The "long-dead and discredited doctrines" accepted by Judge Vinson already have been rejected by three of the five Supreme Court Justices who might vote to invalidate the affordable care act. Saint Reagan's Solicitor General, Charles Fried, who is "not sure" the ACA is "good policy," nonetheless in testimony (video below) before the Senate declared "I am quite sure that the health care mandate is constitutional." He asserted "health care insurance surely is commerce, insuring as it does something like 18% of the Gross National Product." "If health care insurance is commerce," Fried continued, Congress may regulate it.

Ezra Klein describes "a conservative legal scholar and friend" as arguing that probably no Circuit Court will affirm either of the two decisions finding the hcr mandate unconstitutional.

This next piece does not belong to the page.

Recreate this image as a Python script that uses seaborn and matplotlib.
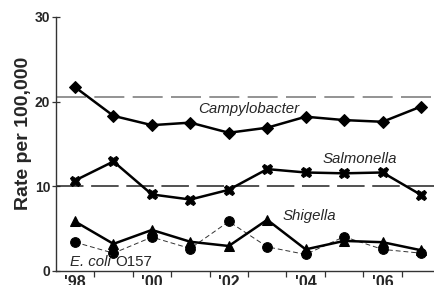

And the unnamed friend does "not believe the Supreme Court would be inclined to take this issue up in 2012 (the likeliest timetable) if no Circuit court had found the mandate (or any other part of the law) to be unconstitutional." Further, in a recent case, Justices Kennedy, Alito, and Roberts joined a seven-judge majority in refusing to hear a case involving the reach of the Commerce Clause.

But of course it will (or so says the blogger who believed Barack Obama would win the 2008 New Hampshire primary but fail to be nominated.) The New Republic's health care expert, Jonathan Cohn, recognizes Vinson's decision as politically motivated, observing it

looks like a shout-out to the Tea Party--specifically, a reference to the American Colonists' outrage over the tax on tea. (Page 42.) There’s the gratuitous reference to General Motors as “partially government-owned.” (Page 45.) And there’s the use of President Obama’s campaign rhetoric against the law Obama now supports. (Page 68).

Finding an ideological underpinning to many judicial decisions, The Faculty Blog of the University of Chicago reported that a study undertaken at the school found "The upshot is that judicial convictions -- the policy preferences of judges -- appear to be playing a significant role in an area of the law in which such convictions are not supposed to be relevant."

Klein notes

The political scientists Jeffrey Segal and Harold Spaeth formulated what they call an "attitudinal" model of the court, which holds that the "attitudes" (political beliefs, personal feelings, etc.) of justices are the most important determinants of rulings. The model fits the data quite well, with one study of Segal and Spaeth's showing justices voting their personal views over 90 percent of the time.

But the best reason for believing the Court will rule on the Affordable Care Act may be found in the effort yesterday in the U.S. Senate to repeal the legislation. Although the GOP's move failed, it laid bare its partisan nature, with all 47 Republicans present voting for repeal (and all 51 Democrats present voting against repeal). Cohn notes that Vinson's decision was not

the first time a judge invalidating the Affordable Care Act may have tipped his political hand. Henry Hudson, the federal judge who issued a narrower ruling against the law late last year, noted in his decision that the bill was rushed through the legislative process--which is a strange way to describe a law nearly fourteen months in gestation, unless you are trying to argue there was something fundamentally illegitimate about the process that produced it.

During the national controversy leading to extremely narrow passage of health care reform, talk radio resonated with the whine that legislation was being rushed through. It was a ludicrous charge, as reflected in The Hill's remark in September, 2009 of three Democratic, and three, Republican Senators: "Members of the gang, who all sit on the Finance Committee, have negotiated for months to reach a bipartisan agreement, delaying healthcare reform in the Senate beyond a deadline set by President Barack Obama." This inconvenient characteristic of the health care reform process was ignored by the likes of Rush Limbaugh and Glenn Beck- and by federal judge Henry Hudson.

The political motivation which would prompt the Court to consider the constitutionality of the ACA hardly would be unprecedented, as Segal/Spaeth and others recognize. Consider

The ruling that stopped the Florida recount and handed the presidency to George W. Bush is disappearing down the legal world’s version of the memory hole, the slot where, in George Orwell’s “1984,” government workers disposed of politically inconvenient records. The Supreme Court has not cited it once since it was decided, and when Justice Antonin Scalia, who loves to hold forth on court precedents, was asked about it at a forum earlier this year, he snapped, “Come on, get over it.”

There is a legal argument for pushing Bush v. Gore aside. The majority opinion announced that the ruling was “limited to the present circumstances” and could not be cited as precedent. But many legal scholars insisted at the time that this assertion was itself dictum — the part of a legal opinion that is nonbinding — and illegitimate, because under the doctrine of stare decisis, courts cannot make rulings whose reasoning applies only to a single case.


It was a decision issued as a per curium opinion, one that is unsigned and instead attributed to the Court as a whole, generally limited to uncontroversial cases. One can hardly blame the five Justices in the majority, however, for declining to have their name singularly identified with the ludicrous ruling.

So while there may be little reason for the nation's highest court to reconsider the Affordable Care Act, and less reason to overturn it, such an outcome is hardly inconceivable.